In and around Sydney, more than half a dozen private toll roads have been completed or are under construction. They complement and in some cases compete with public roads.
"They all mesh and run to similar high standards," Poole said.
A privately operated Indiana Toll Road also would compete against public expressways such as Interstate 94 in Indiana and Michigan and many public expressways in Illinois.
Transurban, an operator and partner in some of the Sydney projects, teamed with the Chicago/Gary International Airport two years ago to get into the running for the Chicago Skyway lease.
The government of France is in the process of completing a $17 billion deal that essentially will privatize all its main tolled expressways, Poole said.
Old Europe, new ideas
France and other countries in Europe have a long history of private/public partnerships for infrastructure. Many toll road operators started as entirely state-owned.
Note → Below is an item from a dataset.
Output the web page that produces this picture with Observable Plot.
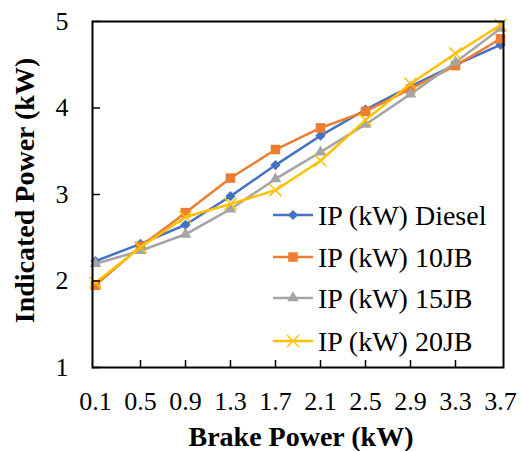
<!DOCTYPE html>
<html>
<head>
<meta charset="utf-8">
<script src="https://cdn.jsdelivr.net/npm/d3@7"></script>
<script src="https://cdn.jsdelivr.net/npm/@observablehq/plot@0.6"></script>
<style>
  html, body { margin: 0; padding: 0; background: #fff; }
  #chart { width: 522px; height: 451px; }
  svg { font-family: "Liberation Serif", "Times New Roman", serif; }
</style>
</head>
<body>
<div id="chart"></div>
<script>
const brakePower = ["0.1", "0.5", "0.9", "1.3", "1.7", "2.1", "2.5", "2.9", "3.3", "3.7"];
const seriesNames = ["IP (kW) Diesel", "IP (kW) 10JB", "IP (kW) 15JB", "IP (kW) 20JB"];
const diesel = [2.23, 2.43, 2.65, 2.98, 3.34, 3.68, 3.98, 4.25, 4.50, 4.73];
const jb10   = [1.95, 2.40, 2.79, 3.19, 3.52, 3.77, 3.96, 4.22, 4.49, 4.80];
const jb15   = [2.20, 2.35, 2.54, 2.83, 3.18, 3.49, 3.81, 4.16, 4.53, 4.92];
const jb20   = [1.98, 2.39, 2.74, 2.89, 3.05, 3.39, 3.86, 4.28, 4.63, 4.96];
const yTicks = [1, 2, 3, 4, 5];
const xTitle = "Brake Power (kW)";
const yTitle = "Indicated Power (kW)";

const colors = ["#4472C4", "#ED7D31", "#A5A5A5", "#FFC000"];
const symbols = ["diamond2", "square", "triangle", "times"];
const radii = [4.6, 5.4, 4.3, 5.5];

const seriesValues = [diesel, jb10, jb15, jb20];
const rows = [];
seriesNames.forEach((s, i) => {
  seriesValues[i].forEach((v, j) => rows.push({series: s, bp: brakePower[j], ip: v}));
});

const marks = [];
seriesNames.forEach((s, i) => {
  const data = rows.filter(d => d.series === s);
  marks.push(Plot.line(data, {x: "bp", y: "ip", stroke: colors[i], strokeWidth: 2.5}));
  const isStroke = symbols[i] === "times";
  marks.push(Plot.dot(data, {
    x: "bp", y: "ip", symbol: () => symbols[i], r: radii[i],
    fill: isStroke ? "none" : colors[i],
    stroke: isStroke ? colors[i] : "none",
    strokeWidth: isStroke ? 1.5 : 0
  }));
});

const W = 522, H = 451, mL = 92, mR = 19, mT = 21, mB = 84;
const innerW = W - mL - mR, innerH = H - mT - mB;

const chart = Plot.plot({
  width: W,
  height: H,
  marginLeft: mL,
  marginRight: mR,
  marginTop: mT,
  marginBottom: mB,
  style: {fontFamily: '"Liberation Serif", "Times New Roman", serif', background: "#fff"},
  x: {type: "point", domain: brakePower, padding: 0, axis: null},
  y: {domain: [1, 5], axis: null},
  symbol: {type: "identity"},
  marks: [
    ...marks,
    Plot.tickY(yTicks, {y: d => d, insetRight: innerW - 8, stroke: "#000", strokeWidth: 1.5}),
    Plot.tickX(brakePower.slice(1, -1), {x: d => d, insetTop: innerH - 7, stroke: "#000", strokeWidth: 1.5}),
    Plot.frame({stroke: "#000", strokeWidth: 2}),
    Plot.axisY(yTicks, {tickSize: 0, tickPadding: 24, tickFormat: d => String(d), fontSize: 26, fill: "#000", label: null}),
    Plot.axisX(brakePower, {tickSize: 0, tickPadding: 24, fontSize: 26, fill: "#000", label: null}),
    Plot.text([xTitle], {frameAnchor: "bottom", dy: 70, dx: 3, lineAnchor: "middle", textAnchor: "middle", text: d => d, fontSize: 28, fontWeight: "bold", fill: "#000"}),
    Plot.text([yTitle], {frameAnchor: "left", dx: -67, dy: -4, rotate: -90, lineAnchor: "middle", textAnchor: "middle", text: d => d, fontSize: 28, fontWeight: "bold", fill: "#000"})
  ]
});

document.getElementById("chart").appendChild(chart);

// Legend inside the plot area
const svg = d3.select(chart);
const lg = svg.append("g").attr("text-anchor", "start");
const legendY = [215, 257, 298, 341];
const symMap = {diamond2: d3.symbolDiamond2, square: d3.symbolSquare, triangle: d3.symbolTriangle, times: d3.symbolTimes};
seriesNames.forEach((s, i) => {
  const y = legendY[i];
  lg.append("line").attr("x1", 273).attr("x2", 313).attr("y1", y).attr("y2", y)
    .attr("stroke", colors[i]).attr("stroke-width", 2.5);
  const area = Math.PI * radii[i] * radii[i];
  const p = lg.append("path").attr("d", d3.symbol(symMap[symbols[i]], area)()).attr("transform", `translate(293,${y})`);
  if (symbols[i] === "times") p.attr("fill", "none").attr("stroke", colors[i]).attr("stroke-width", 1.5);
  else p.attr("fill", colors[i]);
  lg.append("text").attr("x", 318).attr("y", y).attr("dy", "0.35em")
    .attr("text-anchor", "start")
    .attr("font-size", 28).attr("fill", "#000").text(s);
});
</script>
</body>
</html>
They slowly took on private partners over the years, giving them time to fine-tune relationships.
In Italy, Autostrade SpA, a company founded by the state in the 1930s, became wholly private in 1999. It operates 2,079 toll roads in Italy, according to a report authored by Peter Samuel, a transportation expert and editor of Tollroadnews.
That's as many miles as the New Jersey Turnpike, New York State Thruway and the Pennsylvania Turnpike combined.
Along with the Cintra-Macquarie consortium, Australia-based Transurban Group and Autostrade reportedly have shown interest in bidding on the Indiana Toll Road. Seven other companies, all foreign, also are reported to be interested.
Poole said the fact that they are foreign companies does play into the politics of the situation in the United States. During the debate over the privatization of the Toll Road, many in northern Indiana have expressed alarm about selling such large chunks of infrastructure to foreign-owned companies.
In an apparent effort to overcome that resistance, some foreign-based firms teamed up with U.S.-based groups to prepare bids.
"This is where people really have to think though what it means," Poole said. "Point me to a U.S. company that runs toll roads. There is no such animal."